Tuesday, 18 August 2015

OPM hack: A teaching moment for healthcare providers

Agency’s CIO faces scrutiny for oversight of remediation

Healthcare leaders can learn a lot from the recent cybersecurity attack on the U.S. Office of Personnel Management.

For instance, organizations must have multi-layered security to protect data and defend against attacks, and that’s something the OPM lacked, Parham Eftekhari, co-founder of the Institute for Critical Infrastructure Technology told HealthITSecurity.com in an interview.
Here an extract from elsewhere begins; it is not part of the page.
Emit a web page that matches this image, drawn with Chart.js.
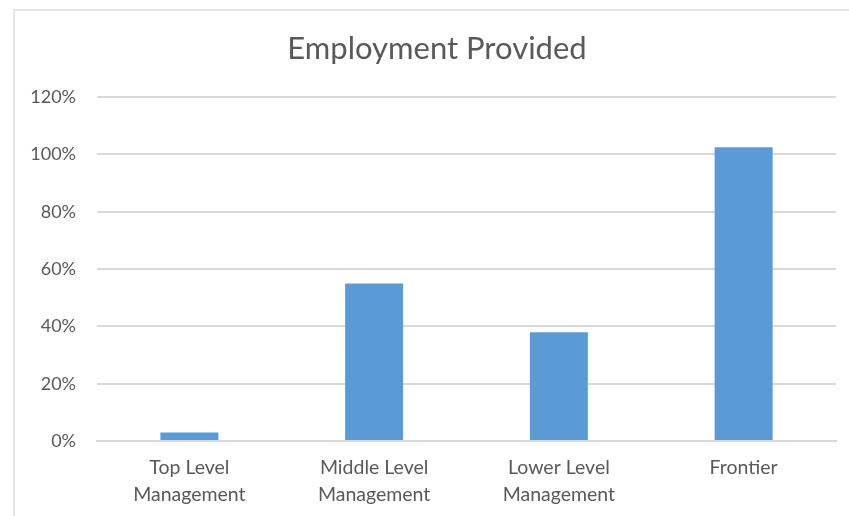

According to a report examining agency’s security systems conducted by the institute on behalf of Congress, OPM did not have proper data governance, Eftekhari said. To that end, he said, organizations should make sure they have policies in place that include changing passwords, managing accounts and disabling accounts when an employee leaves the organization.

The attack on OPM put information of about 4 million federal employees at risk, and is being linked to similar incidents at health payers Anthem and Premera.

Encryption also is a very important part of any cybersecurity strategy, Eftekhari added. That can include split-key encryption, where the vendor has half the key and the healthcare organization has the other half. There also is field-level encryption, which denies administrators access to the keys.

In the wake of the attack, OPM is trying to beef up its cybersecurity efforts. However, a federal inspector recently reported that OPM’s Chief Information Office has “interfered with, and thus hindered” oversight of the remediation of cybersecurity problems, according to the Wall Street Journal.

Inspector General Patrick McFarland said CIO Donna Seymour “created an environment of mistrust by providing my office with incorrect and/or misleading information,” according to the WSJ article. “It is imperative that these concerns be addressed if OPM is to overcome the unprecedented challenges facing it today,” he added.

Seymour is facing a lawsuit because of the attack. Such action is a sign that CIOs may soon need to prepare to get a lawyer because they could end up in the courtroom after a data breach.

“We are absolutely going to see more CIOs taking the fall and ultimately being named in lawsuits,” Matthew Karlyn, a partner at Foley & Lardner LLP, recently told WSJ.